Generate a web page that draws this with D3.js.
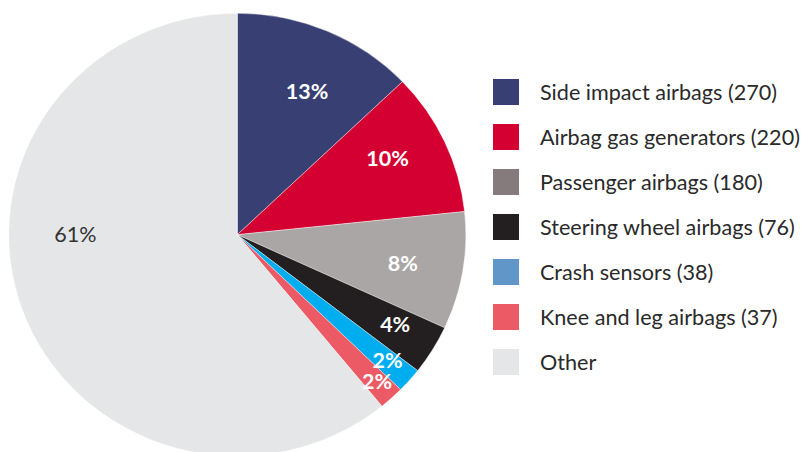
<!DOCTYPE html>
<html>
<head>
<meta charset="utf-8">
<script src="https://cdn.jsdelivr.net/npm/d3@7"></script>
<style>
  html, body { margin: 0; padding: 0; background: #ffffff; }
  svg { display: block; }
</style>
</head>
<body>
<svg id="chart" width="809" height="452"></svg>
<script>
// ---- data ----
const categories = ["Side impact airbags", "Airbag gas generators", "Passenger airbags",
                    "Steering wheel airbags", "Crash sensors", "Knee and leg airbags", "Other"];
const values = [270, 220, 180, 76, 38, 37, 1279];
const percentLabels = ["13%", "10%", "8%", "4%", "2%", "2%", "61%"];
const legendLabels = ["Side impact airbags (270)", "Airbag gas generators (220)", "Passenger airbags (180)",
                      "Steering wheel airbags (76)", "Crash sensors (38)", "Knee and leg airbags (37)", "Other"];

// ---- style ----
const sliceColors = ["#373f73", "#d50032", "#aaa6a5", "#231f20", "#00aeef", "#eb5a65", "#e5e6e8"];
const legendColors = ["#373f73", "#d50032", "#857b7c", "#231f20", "#6196c8", "#eb5a65", "#e5e6e8"];
const labelRadius = [164, 170, 168, 183, 198, 206, 162];
const labelAngleShift = [2, -3, 0.5, -1, -0.5, -0.3, 20]; // degrees
const cx = 237.3, cy = 234.7, R = 228.5, sy = 0.969;
const FONT = "Lato, 'Source Sans Pro', sans-serif";

const svg = d3.select("#chart");
const pie = d3.pie().sort(null).value(d => d)(values);
const arc = d3.arc().innerRadius(0).outerRadius(R);

const g = svg.append("g").attr("transform", `translate(${cx},${cy}) scale(1,${sy})`);
g.selectAll("path").data(pie).join("path")
  .attr("d", arc)
  .attr("fill", (d, i) => sliceColors[i])
  .attr("stroke", "#ffffff")
  .attr("stroke-width", 0.4);

// labels
svg.append("g").selectAll("text").data(pie).join("text")
  .attr("x", (d, i) => {
    const a = (d.startAngle + d.endAngle) / 2 + labelAngleShift[i] * Math.PI / 180;
    return cx + labelRadius[i] * Math.sin(a);
  })
  .attr("y", (d, i) => {
    const a = (d.startAngle + d.endAngle) / 2 + labelAngleShift[i] * Math.PI / 180;
    return cy - labelRadius[i] * Math.cos(a) * sy;
  })
  .attr("text-anchor", "middle")
  .attr("dominant-baseline", "central")
  .attr("font-family", FONT)
  .attr("font-size", 21.5)
  .attr("font-weight", (d, i) => i === 6 ? 400 : 700)
  .attr("fill", (d, i) => i === 6 ? "#333333" : "#ffffff")
  .text((d, i) => percentLabels[i]);

// legend
const legend = svg.append("g");
const rowY = d3.scalePoint().domain(categories).range([92, 362]);
const items = legend.selectAll("g").data(categories).join("g")
  .attr("transform", d => `translate(493,${rowY(d)})`);
items.append("rect")
  .attr("x", 0).attr("y", -13).attr("width", 26).attr("height", 26)
  .attr("fill", (d, i) => legendColors[i]);
items.append("text")
  .attr("x", 47).attr("y", 0)
  .attr("dominant-baseline", "central")
  .attr("font-family", FONT)
  .attr("font-size", 21.6)
  .attr("fill", "#2a2a2a")
  .text((d, i) => legendLabels[i]);
</script>
</body>
</html>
###
[Goal of the exercise] Go from the first line of the listing to the line holding "const arc = d3.arc().innerRadius(0).outerRadius(R);" and, please, transcribe those lines exactly, both included, with no pictures.

[Answer to the task]
Generate a web page that draws this with D3.js.
<!DOCTYPE html>
<html>
<head>
<meta charset="utf-8">
<script src="https://cdn.jsdelivr.net/npm/d3@7"></script>
<style>
  html, body { margin: 0; padding: 0; background: #ffffff; }
  svg { display: block; }
</style>
</head>
<body>
<svg id="chart" width="809" height="452"></svg>
<script>
// ---- data ----
const categories = ["Side impact airbags", "Airbag gas generators", "Passenger airbags",
                    "Steering wheel airbags", "Crash sensors", "Knee and leg airbags", "Other"];
const values = [270, 220, 180, 76, 38, 37, 1279];
const percentLabels = ["13%", "10%", "8%", "4%", "2%", "2%", "61%"];
const legendLabels = ["Side impact airbags (270)", "Airbag gas generators (220)", "Passenger airbags (180)",
                      "Steering wheel airbags (76)", "Crash sensors (38)", "Knee and leg airbags (37)", "Other"];

// ---- style ----
const sliceColors = ["#373f73", "#d50032", "#aaa6a5", "#231f20", "#00aeef", "#eb5a65", "#e5e6e8"];
const legendColors = ["#373f73", "#d50032", "#857b7c", "#231f20", "#6196c8", "#eb5a65", "#e5e6e8"];
const labelRadius = [164, 170, 168, 183, 198, 206, 162];
const labelAngleShift = [2, -3, 0.5, -1, -0.5, -0.3, 20]; // degrees
const cx = 237.3, cy = 234.7, R = 228.5, sy = 0.969;
const FONT = "Lato, 'Source Sans Pro', sans-serif";

const svg = d3.select("#chart");
const pie = d3.pie().sort(null).value(d => d)(values);
const arc = d3.arc().innerRadius(0).outerRadius(R);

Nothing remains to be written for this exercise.